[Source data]
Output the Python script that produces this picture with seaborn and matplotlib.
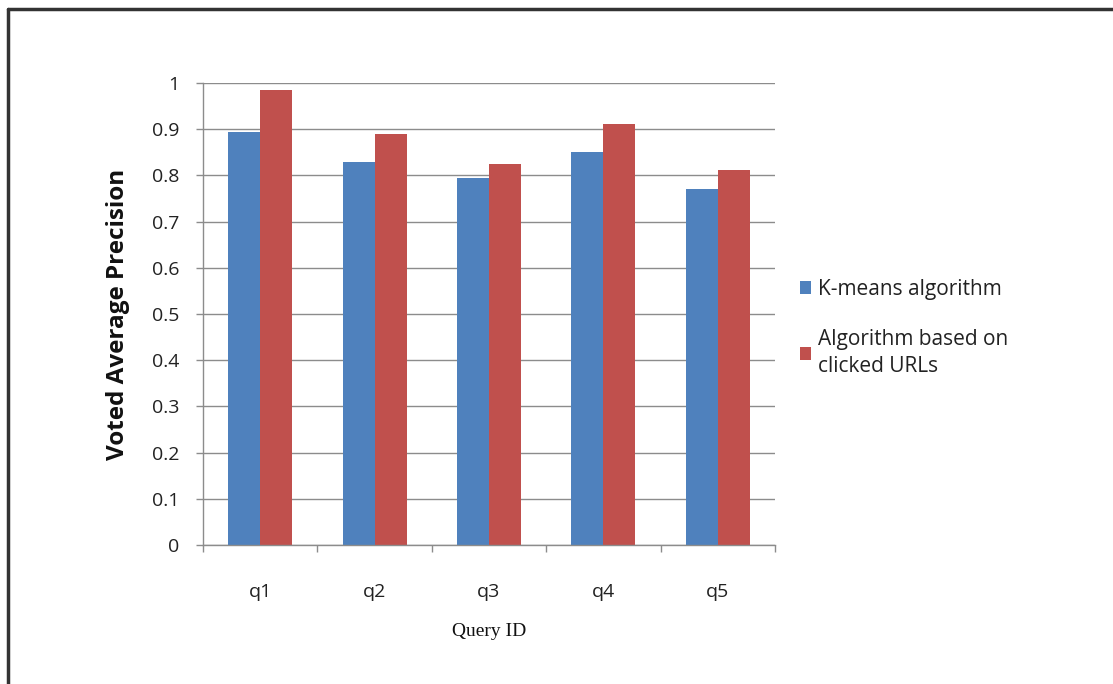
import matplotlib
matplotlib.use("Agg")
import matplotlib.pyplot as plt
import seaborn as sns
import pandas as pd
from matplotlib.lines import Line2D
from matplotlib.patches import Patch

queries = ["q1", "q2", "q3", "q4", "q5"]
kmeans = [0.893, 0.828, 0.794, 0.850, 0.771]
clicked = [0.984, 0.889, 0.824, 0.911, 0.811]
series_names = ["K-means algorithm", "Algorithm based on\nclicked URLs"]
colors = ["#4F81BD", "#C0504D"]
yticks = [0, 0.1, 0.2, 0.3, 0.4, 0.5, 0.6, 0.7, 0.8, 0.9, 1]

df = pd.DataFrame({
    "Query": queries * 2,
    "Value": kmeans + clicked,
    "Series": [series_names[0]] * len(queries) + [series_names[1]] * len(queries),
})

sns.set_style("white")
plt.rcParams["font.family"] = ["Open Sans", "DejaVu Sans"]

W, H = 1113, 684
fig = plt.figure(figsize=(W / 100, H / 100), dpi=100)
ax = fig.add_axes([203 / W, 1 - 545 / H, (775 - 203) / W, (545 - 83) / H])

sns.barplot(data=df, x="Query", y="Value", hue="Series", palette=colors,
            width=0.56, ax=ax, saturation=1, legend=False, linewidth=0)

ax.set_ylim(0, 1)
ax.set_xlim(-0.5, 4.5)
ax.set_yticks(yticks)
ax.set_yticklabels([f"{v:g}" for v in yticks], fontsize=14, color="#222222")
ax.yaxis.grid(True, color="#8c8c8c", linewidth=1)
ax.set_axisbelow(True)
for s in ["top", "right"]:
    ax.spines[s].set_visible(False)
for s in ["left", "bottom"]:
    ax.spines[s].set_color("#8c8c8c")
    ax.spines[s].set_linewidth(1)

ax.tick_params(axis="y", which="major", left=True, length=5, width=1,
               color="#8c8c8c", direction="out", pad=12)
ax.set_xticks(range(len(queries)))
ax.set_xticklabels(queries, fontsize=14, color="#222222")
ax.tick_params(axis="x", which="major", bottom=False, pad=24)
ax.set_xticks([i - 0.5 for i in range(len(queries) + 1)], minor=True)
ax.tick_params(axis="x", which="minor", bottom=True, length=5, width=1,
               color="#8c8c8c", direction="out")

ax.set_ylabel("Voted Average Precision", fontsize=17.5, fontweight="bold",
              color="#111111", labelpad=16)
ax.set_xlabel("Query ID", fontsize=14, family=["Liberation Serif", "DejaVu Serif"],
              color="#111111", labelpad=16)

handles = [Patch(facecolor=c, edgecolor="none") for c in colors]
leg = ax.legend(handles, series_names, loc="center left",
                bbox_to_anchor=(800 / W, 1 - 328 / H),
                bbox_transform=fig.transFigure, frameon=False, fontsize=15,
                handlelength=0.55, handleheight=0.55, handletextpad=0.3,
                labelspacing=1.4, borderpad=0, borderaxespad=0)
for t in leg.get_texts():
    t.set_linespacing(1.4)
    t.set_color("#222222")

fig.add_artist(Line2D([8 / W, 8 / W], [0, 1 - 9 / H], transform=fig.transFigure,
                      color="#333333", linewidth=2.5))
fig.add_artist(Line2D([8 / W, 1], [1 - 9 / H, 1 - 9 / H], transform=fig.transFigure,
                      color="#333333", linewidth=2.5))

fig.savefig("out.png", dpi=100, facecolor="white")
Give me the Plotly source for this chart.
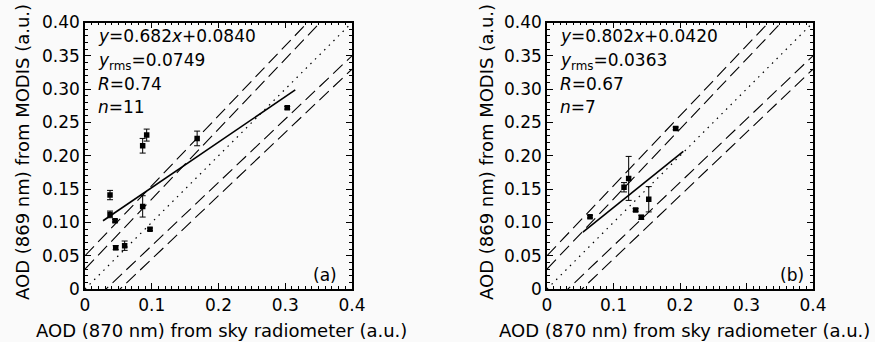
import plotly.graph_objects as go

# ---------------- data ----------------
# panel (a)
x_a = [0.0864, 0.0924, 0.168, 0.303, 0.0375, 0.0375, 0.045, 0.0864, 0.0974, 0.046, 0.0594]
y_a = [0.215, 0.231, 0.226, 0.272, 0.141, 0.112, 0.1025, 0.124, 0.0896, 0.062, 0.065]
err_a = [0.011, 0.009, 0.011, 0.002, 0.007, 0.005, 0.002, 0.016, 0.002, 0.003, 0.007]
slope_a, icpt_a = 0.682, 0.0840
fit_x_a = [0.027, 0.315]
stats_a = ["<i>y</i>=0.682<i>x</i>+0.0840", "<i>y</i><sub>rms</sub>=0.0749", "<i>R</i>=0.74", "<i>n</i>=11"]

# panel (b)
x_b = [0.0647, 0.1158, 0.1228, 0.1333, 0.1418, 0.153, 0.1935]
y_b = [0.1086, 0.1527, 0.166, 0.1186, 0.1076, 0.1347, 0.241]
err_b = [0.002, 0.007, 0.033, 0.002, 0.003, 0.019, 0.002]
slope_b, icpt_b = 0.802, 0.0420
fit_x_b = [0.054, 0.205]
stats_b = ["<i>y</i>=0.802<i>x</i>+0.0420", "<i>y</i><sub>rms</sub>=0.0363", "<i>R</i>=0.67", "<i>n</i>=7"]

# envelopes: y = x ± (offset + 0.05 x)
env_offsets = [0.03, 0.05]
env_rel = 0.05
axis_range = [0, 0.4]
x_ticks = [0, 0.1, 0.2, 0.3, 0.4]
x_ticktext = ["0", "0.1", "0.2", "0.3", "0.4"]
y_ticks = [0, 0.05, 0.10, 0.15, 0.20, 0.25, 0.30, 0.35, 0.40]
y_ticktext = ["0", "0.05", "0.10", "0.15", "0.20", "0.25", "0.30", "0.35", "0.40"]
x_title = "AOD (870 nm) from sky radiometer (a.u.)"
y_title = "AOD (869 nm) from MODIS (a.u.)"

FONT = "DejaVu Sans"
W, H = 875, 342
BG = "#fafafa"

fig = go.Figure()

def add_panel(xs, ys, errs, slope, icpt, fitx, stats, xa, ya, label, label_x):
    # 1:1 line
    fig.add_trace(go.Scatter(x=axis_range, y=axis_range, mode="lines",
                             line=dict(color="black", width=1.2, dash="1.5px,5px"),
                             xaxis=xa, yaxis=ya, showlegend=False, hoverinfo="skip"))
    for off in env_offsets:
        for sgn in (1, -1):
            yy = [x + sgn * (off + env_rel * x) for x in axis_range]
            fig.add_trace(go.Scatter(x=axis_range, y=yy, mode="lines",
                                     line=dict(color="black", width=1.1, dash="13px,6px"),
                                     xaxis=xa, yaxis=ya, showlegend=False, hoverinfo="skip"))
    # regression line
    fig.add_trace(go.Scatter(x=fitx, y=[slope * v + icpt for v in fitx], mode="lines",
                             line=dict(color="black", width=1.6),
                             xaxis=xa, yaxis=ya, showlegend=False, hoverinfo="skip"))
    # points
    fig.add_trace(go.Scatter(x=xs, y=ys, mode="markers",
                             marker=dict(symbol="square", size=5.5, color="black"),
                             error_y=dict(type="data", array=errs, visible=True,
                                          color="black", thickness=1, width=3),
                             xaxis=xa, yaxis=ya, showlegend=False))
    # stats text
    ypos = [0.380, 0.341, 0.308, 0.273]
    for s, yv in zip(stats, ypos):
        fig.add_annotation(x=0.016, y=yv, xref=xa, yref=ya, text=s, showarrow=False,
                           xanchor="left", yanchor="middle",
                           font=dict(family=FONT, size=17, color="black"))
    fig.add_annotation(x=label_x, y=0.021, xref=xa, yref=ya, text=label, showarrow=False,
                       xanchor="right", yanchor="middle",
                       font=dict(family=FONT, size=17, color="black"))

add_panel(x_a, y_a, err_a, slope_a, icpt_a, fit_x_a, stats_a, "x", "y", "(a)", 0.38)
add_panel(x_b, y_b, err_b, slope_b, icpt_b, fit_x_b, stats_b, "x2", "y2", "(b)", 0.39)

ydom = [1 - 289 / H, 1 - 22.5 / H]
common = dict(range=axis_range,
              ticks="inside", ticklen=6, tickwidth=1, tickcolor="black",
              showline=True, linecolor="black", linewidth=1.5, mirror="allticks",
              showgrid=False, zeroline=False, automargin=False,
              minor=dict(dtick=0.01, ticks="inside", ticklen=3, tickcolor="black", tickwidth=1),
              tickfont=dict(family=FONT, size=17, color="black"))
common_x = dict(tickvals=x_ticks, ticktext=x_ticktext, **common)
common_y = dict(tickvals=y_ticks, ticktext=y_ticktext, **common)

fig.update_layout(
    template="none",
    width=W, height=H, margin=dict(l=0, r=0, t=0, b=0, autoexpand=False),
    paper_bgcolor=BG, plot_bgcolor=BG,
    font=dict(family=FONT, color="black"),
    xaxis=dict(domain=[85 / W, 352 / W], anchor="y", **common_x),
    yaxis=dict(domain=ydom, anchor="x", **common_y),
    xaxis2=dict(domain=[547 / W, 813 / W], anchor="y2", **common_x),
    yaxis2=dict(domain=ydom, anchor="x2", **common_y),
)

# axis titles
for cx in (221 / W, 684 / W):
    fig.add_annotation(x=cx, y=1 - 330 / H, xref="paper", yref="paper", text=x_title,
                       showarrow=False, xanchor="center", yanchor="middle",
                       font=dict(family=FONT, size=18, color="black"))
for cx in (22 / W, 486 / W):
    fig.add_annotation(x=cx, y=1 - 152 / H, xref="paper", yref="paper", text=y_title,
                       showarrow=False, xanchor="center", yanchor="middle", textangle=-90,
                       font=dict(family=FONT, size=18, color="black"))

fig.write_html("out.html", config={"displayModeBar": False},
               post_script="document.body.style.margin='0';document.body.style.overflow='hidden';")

### Exercise objective
Extract every line above containing the word "seaborn".

### Task solution
Output the Python script that produces this picture with seaborn and matplotlib.
import seaborn as sns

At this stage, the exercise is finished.